Le miracle de la beauté se produisait l’été des quinze ans, mais pas le soir du 19 juillet 1983 en ce qui me concernait.
Je vous embrasse,
Nathalie
Les quinze ans des copines
Valérie : 15 ans... Je n'en ai que des souvenirs confus, à base de fêtes de village, terrains de basket, baignades dans la rivière et... foin dans la grange qui grattait quand même drôlement 😁
Nathalie : On a le même âge et la même lecture à l'époque 😍
Célia : J'ai détesté avoir 15 ans, je préfère ne pas m'en souvenir 🙈
Sophie : À 15 ans, je rêvais cinéma et Amérique… ma bible c’était le magazine Première mais bien sur, je n’avais strictement pas le droit de le lire et encore moins de l’acheter ( ce que je faisais quand même en laissant les revues chez une amie).
Alors Podium et Ok, aucun risque que ça me passe entre mains ( officiellement). Mais j’en chopais en douce tout en me sentant à des années lumières du contenu. Je ne voulais pas devenir ces jeunes femmes justement. La simple idée d’une once de féminité ( sur moi) ressemblait à un gros mot.
Et puis j’ai été happée par le rock n roll et là, tout est devenu évident 😍🎸
1983 - 15 ans - mon premier concert de rock ( avec un gros mensonge en alibi) et plus de 40 ans plus tard, rien n’a changé. Même pas mon maquillage 🤣🤣
Andréa : À 15 ans, j’étais moche et j’espérais devenir jolie. Bon, j’ai dû attendre un peu.

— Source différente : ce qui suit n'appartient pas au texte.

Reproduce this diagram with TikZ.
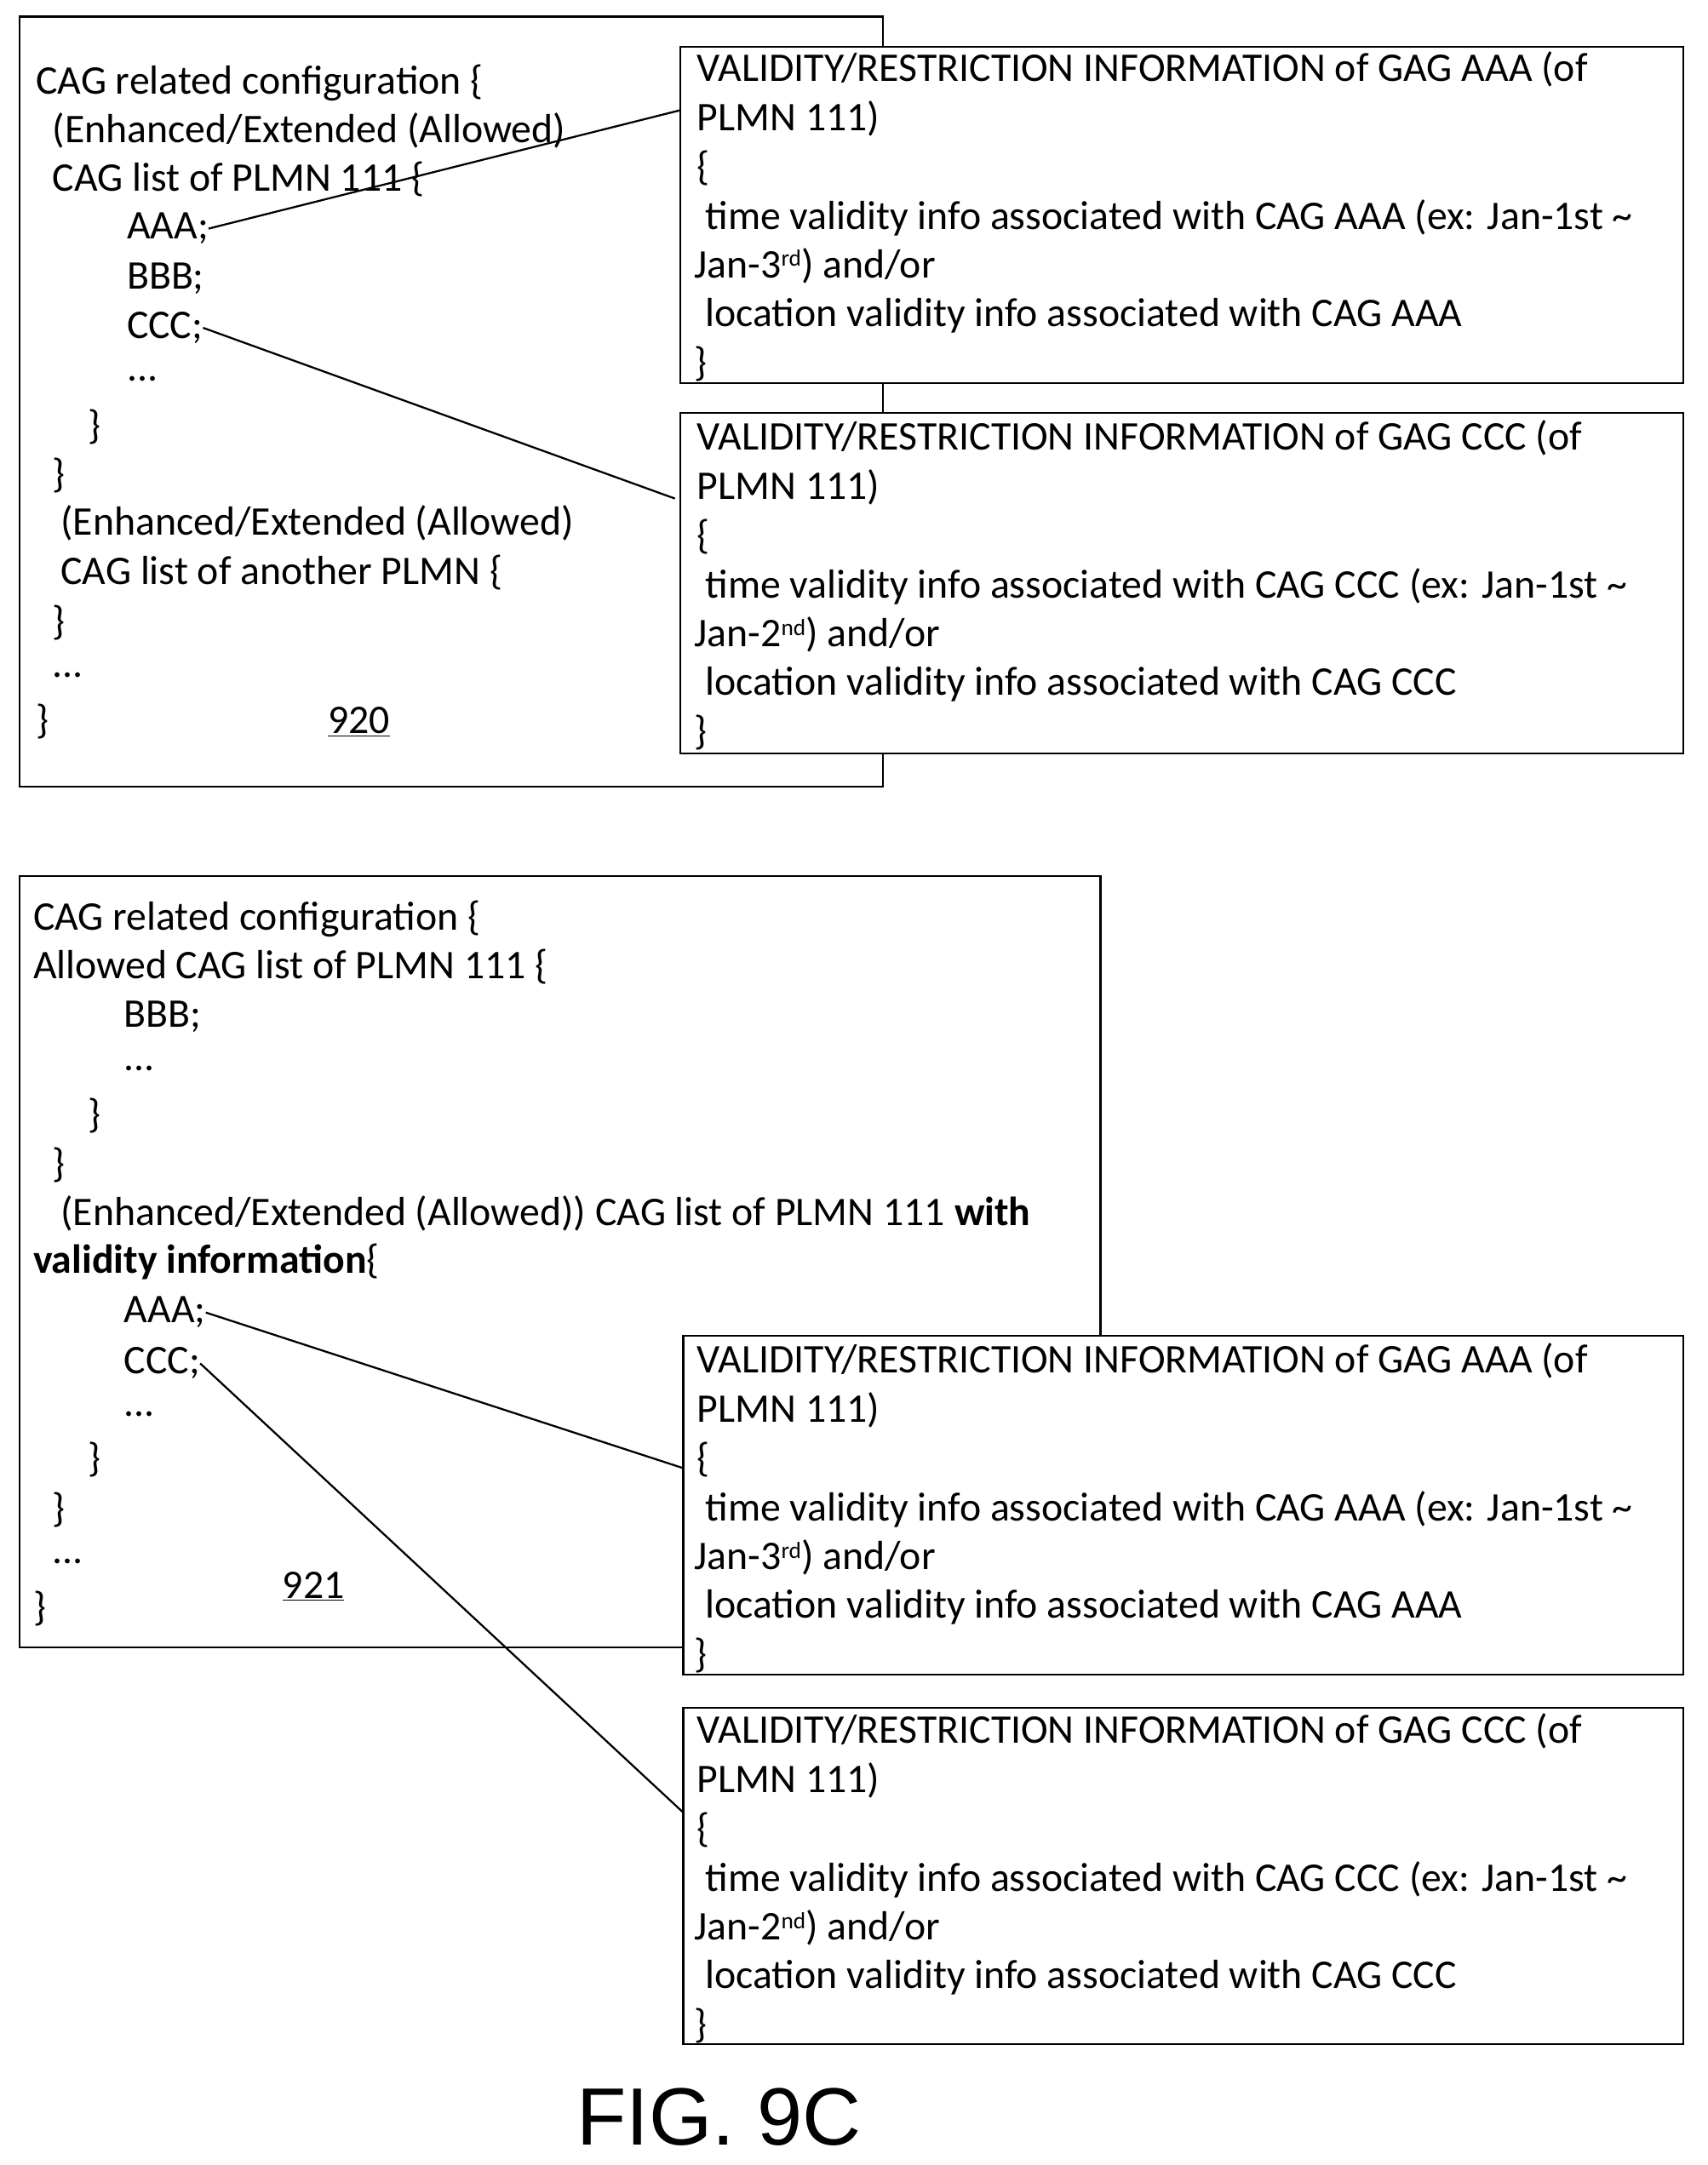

Désolée pour le retard, je travaillais avec Tanh sur On ne badine pas avec l’amour … tout un programme.
[1] Sue Ellen Ewing – personnage phare de la série Dallas (ton univers impitoya-a-ble) – 1980 environ.
L’été de mes 15 ans, mon frère a été tué dans un accident de voiture, le jour de l’anniversaire de ma mère. Tout a changé pour nous. Mon adolescence est passée à la trappe. Je n’ai jamais osé sortir en boîte ou créer la moindre angoisse à ma mère.